Pero es esperanza. Entre tanto seguimos en el mismo camino de Jesús, el de la pasión y la cruz. Y para asegurar el cumplimiento de lo que esperamos tenemos que irnos transformando nosotros mismos, nuestra forma de ser tan terrena, tan alejada de la luz de Jesús e instalada en las tinieblas de nuestros propios pecados. Tenemos que modelarnos de acuerdo con Jesucristo, hacer nuestra su figura:

«Una transfiguración que sea dejar nuestras pasiones para poner en nosotros los afectos santos del Corazón de Jesús; dejar nuestra soberbia para poner su humildad; dejar nuestra pereza para poner su diligencia en el servicio de Dios, y dejar nuestra vanidad para poner en él sólo la gloria de Dios; dejar nuestra sensibilidad para poner la pureza de la luz de Cristo en nuestro corazón. Transfigurar el corazón» (José A. DE ALDAMA, Homilías. Ciclo  C, Granada: 1994, 81).

Para lograr esta transformación debemos:

  • Recurrir a la mortificación interior, que es el camino de la cruz en nuestra vida concreta. El mismo san Lucas trae estas palabras de Jesús pocos versículos más arriba de las que estamos glosando: «Si alguno quiere venir en pos de Mí, renúnciese a sí mismo, tome su cruz cada día, y sígame» (Lc 9, 23). Así se van quitando las huellas que los pecados dejan en nuestra alma y se van haciendo germinar las virtudes.
  • Dejar que sea Cristo el que haga esta obra mediante la fuerza de su gracia. Para ello, rezar y recibir los sacramentos.

III. Llamamos a los sacramentos señales sensibles y eficaces de la gracia, porque todos ellos significan, por medio de cosas sensibles, la gracia divina que producen en nuestras almas. Los sacramentos dan siempre la gracia con tal que se reciban con las necesarias disposiciones. (Catecismo Mayor, 527-539).

En este santo tiempo de Cuaresma conviene recordar que con las palabras del segundo mandamiento: Confesar los pecados mortales al menos una vez al año, la Iglesia obliga a todos los cristianos que han llegado al uso de razón, a acercarse por lo menos una vez al año al sacramento de la Penitencia para confesar los pecados mortales.

El tiempo más oportuno para satisfacer el precepto de la confesión anual es la Cuaresma, según el uso introducido y aprobado de toda la Iglesia. La Iglesia dice: al menos una vez al año, para darnos a entender su deseo de que nos acerquemos más a menudo a los santos sacramentos. Es utilísimo confesarse a menudo, sobre todo porque es difícil que se confiese bien y esté alejado del pecado mortal quien rara vez se confiesa (ibíd. 485-490).

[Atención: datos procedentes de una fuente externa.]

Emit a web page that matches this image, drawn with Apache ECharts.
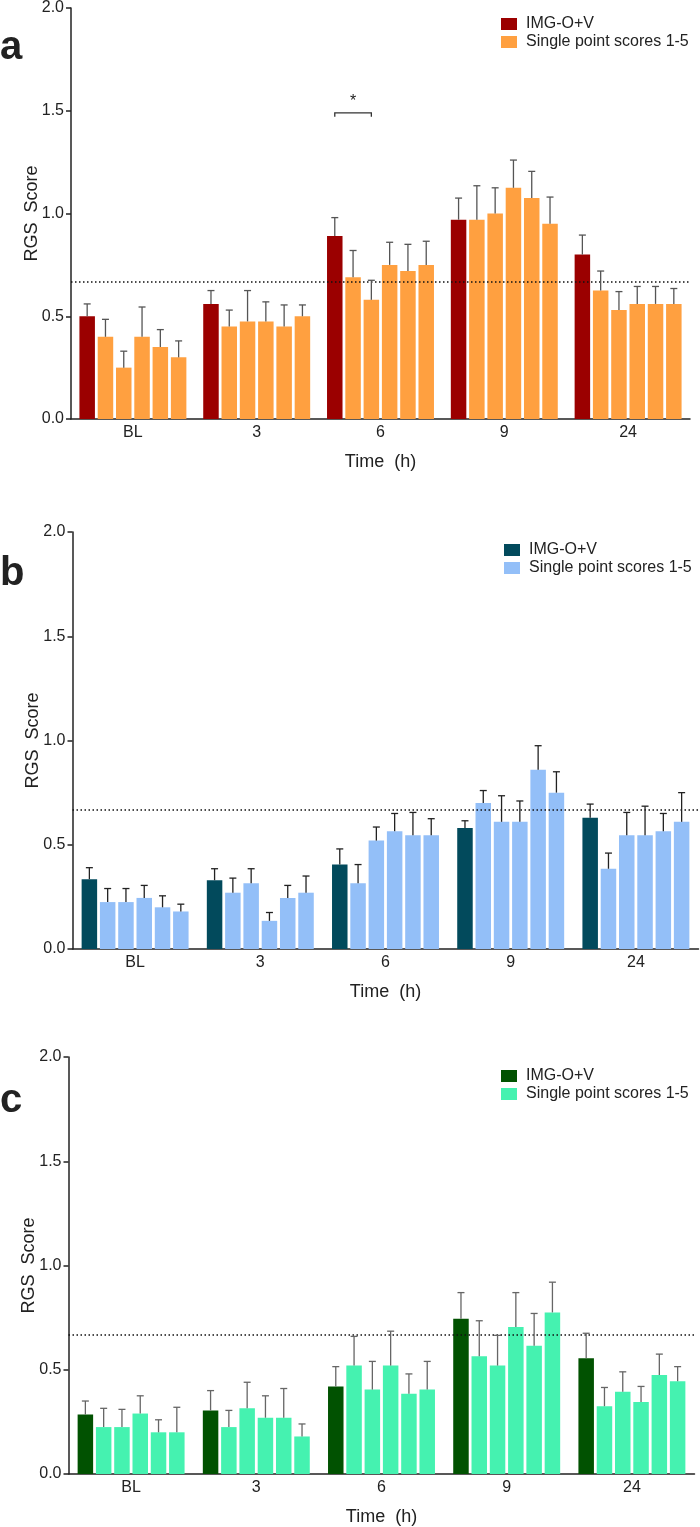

Recordemos las palabras de San Pablo: «Hermanos, os exhortamos a no recibir en vano la gracia de Dios. Pues Él mismo dice: Al tiempo oportuno te oí, y en el día de la salvación te di auxilio. Llegado es ahora el tiempo favorable, llegado es ahora el día de la salvación». (2Cor 6, 2). Esta Cuaresma es un tiempo de gracia y una oportunidad de conversión que Dios nos ofrece y que no sabemos si volverá a repetirse. Vivamos este santo tiempo con la preocupación seria de esforzarnos para poner el alma en camino seguro de salvación.

Y para ello, nada mejor que poner en práctica la invitación que hemos leído en el Evangelio: «Éste es mi Hijo el Elegido: escuchadle a Él» (Lc 9, 35). Escuchar la voz del Hijo de Dios que nos llama al arrepentimiento y a la confesión de nuestros pecados para llegar un día a la gloria de la vida eterna.